Hiking interest rates is the only tool to control inflation. Currently 8% of the federal budget consists of interest payments on existing debt. Current plans in Washington call for increasing our debt through more stimulus projects. Should these plans go forward, we will see even greater deficits that need to be funded by government borrowing. That, alone, poses a problem. But the problem that is not discussed is what will happen should our borrowing costs rise dramatically. Should we be forced to raise rates, or should the markets raise rates on their own by pulling all demand for Federal debt obligations at current levels, we will see interest payments as a percentage of federal budget skyrocket. While the Fed may think, at this time, that they will act to curb inflation, I doubt they will feel the same at the time action is required.
So, we may be on the verge of a very different regime that we have lived under since the early ‘80’s. Lower interest rates and lower inflation seem to have run their course. We cannot have our cake and eat it too. I have heard it said that the early stages of inflation always feel great, but it is the later stages where pain resides. Unfortunately, I do not know when that transition takes place.
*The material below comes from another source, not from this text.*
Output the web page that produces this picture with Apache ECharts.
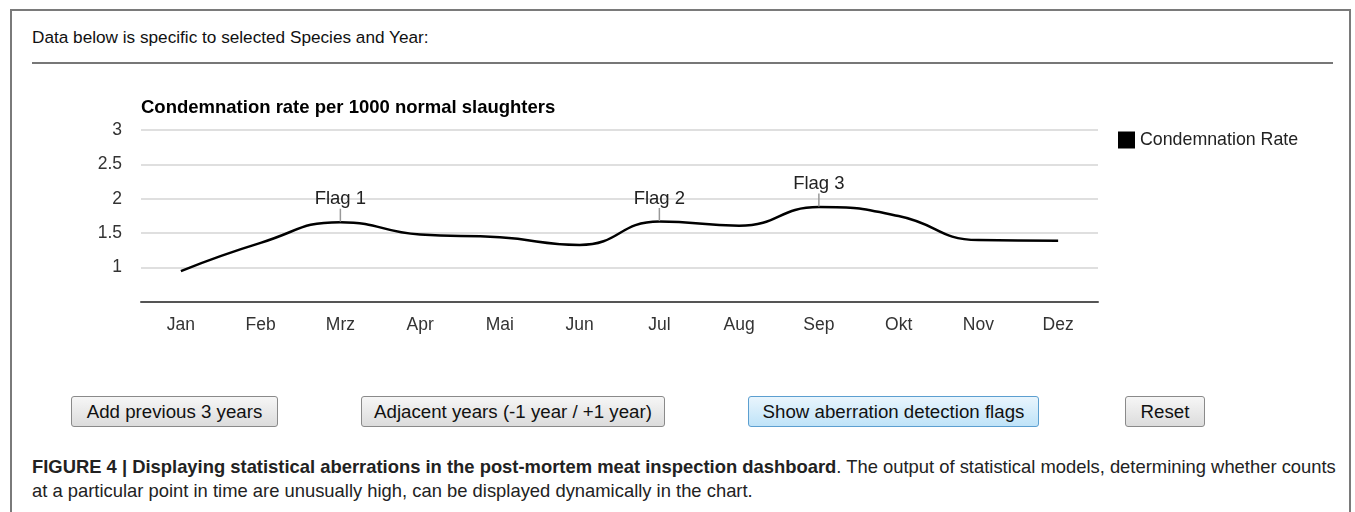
<!DOCTYPE html>
<html>
<head>
<meta charset="utf-8">
<script src="https://cdn.jsdelivr.net/npm/echarts@6/dist/echarts.min.js"></script>
<style>
  html, body { margin: 0; padding: 0; background: #fff; }
  body { width: 1355px; height: 512px; position: relative; overflow: hidden; font-family: "Liberation Sans", Arial, sans-serif; }
  .frame { position: absolute; left: 10px; top: 9px; width: 1341px; height: 520px; border: 2px solid #7a7a7a; box-sizing: border-box; }
  .head { position: absolute; left: 32px; top: 27px; font-size: 17.2px; color: #111; white-space: nowrap; }
  .sep { position: absolute; left: 32px; top: 62px; width: 1301px; height: 2px; background: #777; }
  #chart { position: absolute; left: 0; top: 80px; width: 1355px; height: 280px; }
  .btn { position: absolute; top: 396px; height: 31px; box-sizing: border-box; border: 1px solid #8a8a8a; border-radius: 3px;
         background: linear-gradient(#f6f6f6, #dcdcdc); font-size: 18.7px; color: #111; text-align: center; line-height: 29px; white-space: nowrap; }
  .btn.blue { border-color: #5c9fd0; background: linear-gradient(#e9f5fd, #bfe3f8); }
  .cap { position: absolute; left: 32px; top: 455px; font-size: 18.4px; line-height: 24px; color: #222; white-space: nowrap; }
</style>
</head>
<body>
<div class="frame"></div>
<div class="head">Data below is specific to selected Species and Year:</div>
<div class="sep"></div>
<div id="chart"></div>
<div class="btn" style="left:71px;width:207px;">Add previous 3 years</div>
<div class="btn" style="left:361px;width:304px;">Adjacent years (-1 year / +1 year)</div>
<div class="btn blue" style="left:748px;width:291px;">Show aberration detection flags</div>
<div class="btn" style="left:1125px;width:80px;">Reset</div>
<div class="cap"><b>FIGURE 4 | Displaying statistical aberrations in the post-mortem meat inspection dashboard</b>. The output of statistical models, determining whether counts<br>at a particular point in time are unusually high, can be displayed dynamically in the chart.</div>
<script>
var months = ['Jan', 'Feb', 'Mrz', 'Apr', 'Mai', 'Jun', 'Jul', 'Aug', 'Sep', 'Okt', 'Nov', 'Dez'];
var rates = [0.95, 1.36, 1.66, 1.48, 1.44, 1.33, 1.67, 1.61, 1.88, 1.75, 1.40, 1.39];
var flagMonths = ['Mrz', 'Jul', 'Sep'];
var flagNames = ['Flag 1', 'Flag 2', 'Flag 3'];

var chart = echarts.init(document.getElementById('chart'));

var flags = flagMonths.map(function (m, i) {
  return {
    name: flagNames[i],
    coord: [m, rates[months.indexOf(m)]]
  };
});

var option = {
  animation: false,
  textStyle: { fontFamily: 'Liberation Sans, Arial, sans-serif' },
  title: {
    text: 'Condemnation rate per 1000 normal slaughters',
    left: 136,
    top: 13,
    textStyle: { fontSize: 18.5, fontWeight: 'bold', color: '#000' }
  },
  legend: {
    left: 1113,
    top: 46,
    itemWidth: 17,
    itemHeight: 17,
    itemGap: 8,
    icon: 'rect',
    textStyle: { fontSize: 17.8, color: '#222' },
    data: ['Condemnation Rate']
  },
  grid: { left: 141, right: 257, top: 50, height: 172 },
  xAxis: {
    type: 'category',
    data: months,
    boundaryGap: true,
    axisLine: { lineStyle: { color: '#555', width: 2 } },
    axisTick: { show: false },
    axisLabel: { fontSize: 17.5, color: '#333', margin: 14 }
  },
  yAxis: {
    type: 'value',
    min: 0.5,
    max: 3,
    interval: 0.5,
    axisLine: { show: false },
    axisTick: { show: false },
    axisLabel: {
      fontSize: 17.5, color: '#333', margin: 19,
      formatter: function (v) { return v < 1 ? '' : String(v); }
    },
    splitLine: { lineStyle: { color: '#d4d4d4', width: 1.5 } }
  },
  series: [{
    name: 'Condemnation Rate',
    type: 'line',
    data: rates,
    smooth: 0.5,
    symbol: 'none',
    itemStyle: { color: '#000' },
    lineStyle: { color: '#000', width: 2.5 },
    markPoint: {
      symbol: 'rect',
      symbolSize: [1.5, 13],
      symbolOffset: [0, -7],
      itemStyle: { color: '#999' },
      label: {
        show: true,
        position: 'top',
        distance: 0,
        formatter: '{b}',
        fontSize: 18.5,
        color: '#222'
      },
      data: flags
    }
  }]
};

chart.setOption(option);
</script>
</body>
</html>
Stocks may not be the worst place in times of inflation, but the winners may look different than the winners of the past.
Employing an adaptive, momentum-based strategy should help adjust to new environments. Choosing winners from losers, a priori, may prove challenging as we have not seen a similar environment for 40 years. Implementing a strategy which reacts to environmental shifts should help when separating the winners from the losers of the new regime.